With all this in the mix, “it was taking people by surprise when the hurricane would move outside the cone,” said Robbie Berg, warning coordination meteorologist at NHC.
In fact, the cone’s width is calculated for each storm based on the previous five years of track locations in the official NHC forecasts, rather than on how well or poorly behaved a particular storm might be. Based on average track errors from those preceding five years, the cone width is calibrated to include about two-thirds (67 percent) of all potential storm positions. This means that by design, one would expect the center of a hurricane to stray outside the cone margins about one-third of the time.
Making the cone substantially wider might seem like an obvious fix, but this approach carries its own hazards. Evacuations are based largely on storm surge risk rather than the cone itself, and storm surge warnings can extend well beyond the cone. However, a greatly expanded cone could mean a larger number of people finding themselves in a cone year after year, perhaps without significant impacts each time.
“Research shows the public perceives the cone as an area of concern – an indication to continue monitoring the forecast,” said Gina Eosco, director of NOAA’s Weather Program Office and a pioneering researcher on how people interpret the cone and other forecast products.
Since 2007, forecasters at NHC have used the two-thirds index for the cone width as a working compromise between overly narrow and overly broad. But a new way of analyzing errors from past years has paved the way to an experimental cone that would alert more people without including all that much more territory.

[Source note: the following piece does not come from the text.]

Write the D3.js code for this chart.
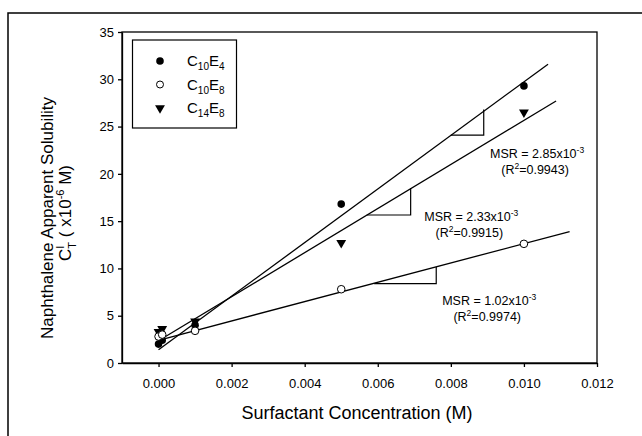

The key, according to Berg, was to decompose the total track error. A track forecast can make mistakes that are either “cross-track” (erring in the direction of motion) or “along-track” (moving the system too quickly or too slowly). Standard practice is to draw the cone’s edges along each side of a series of circles straddling the forecast track, with the radius of each circle set to include 67 percent of potential positions and the circles growing larger with each forecast day.
As it turns out, timing mistakes (along-track) tend to produce bigger errors than do directional mistakes (cross-track), as shown in Fig. 2 below. Using circles to pool all of these errors obscures the difference between the two types, thus making the cone wider and less elongated than it ought to be.
Figure 2. Schematic showing a circle that denotes absolute error, pooling the along- and cross-track errors into a single value, and the ellipse that results when the two types of errors are assessed separately rather than pooled. (Image credit: NOAA/NWS/NHC)
When NHC examined the two types of error, they discovered that only a minor widening and lengthening of the cone could enclose 90 percent of possible positions, as opposed to the current 67 percent. This 90-percent cone is being used in experimental mode for the first time this season (see Fig. 3 below), alongside the traditional 67-percent version. The center will solicit comments and feedback before any move to finalize and adopt the experimental version. It’s been well received at conferences, according to Berg.
“Especially as we get out toward day 4 or 5, most of the error is in the along-track part of the storm,” said Berg. “Going to 90% doesn’t increase the width of the cone much. It’s more that you’re increasing the length.”
Figure 3. Comparison of the current operational cone (dashed red line) with the slightly larger experimental version (white shading). The dashed red line is only for illustrative purposes, so that the two versions can be compared here in one graphic. (Image credit: NOAA/NWS/NHC)
Another benefit of the 90% cone: some other NHC products already use the same threshold. For example, peak storm surge forecasts depict the maximum inundation one would expect from a given tropical cyclone approaching a given stretch of coast. These forecasts are calibrated so that a value higher than the maximum shown would be expected only 10% of the time. “So we’re trending in this direction: reasonable worst case, trying to capture as much of the risk as possible,” Berg said.
“The changes to the cone show remarkable scientific advancement,” said Eosco.
Meanwhile, the traditional version of the forecast cone will slim down a bit this year. Because of reduced error in the forecasts for 2021–2025 compared to 2020–2024, the two-thirds probability circles for 2026 will be 4 to 8 percent smaller on average in the Atlantic and 3 to 8 percent smaller in the Northeast Pacific. Such incremental improvements over the past couple of decades have led to striking reductions in cone size (see embedded post from 2025 below).
A timely year for new storm surge products in HawaiiWith El Niño boosting the odds that tropical cyclones will affect Hawaii this season, it’s fortuitous that NHC is now launching the same type of storm surge products for the main Hawaiian Islands that are regularly issued for the U.S. East and Gulf Coasts, Puerto Rico, and the U.S. Virgin Islands. These will include the peak storm surge forecasts noted above.
Behind the storm surge forecasts are exhaustive calculations carried out across more than 20 years of work using the P-Surge (probabilistic storm surge) model. The resulting datasets show the potential inundations at coastal points separated by 2.5 kilometers (about 1.6 miles) based on winds and atmospheric pressures from as many as 1,000 simulated tropical cyclones. As this work continues, NHC is looking to expand storm surge forecasts more broadly through the Caribbean in the coming years.
As stressed by Eosco: “Regardless of the cone’s shape or size, monitoring the forecast is a critical first step in assessing personal risk and empowering personal decision-making.”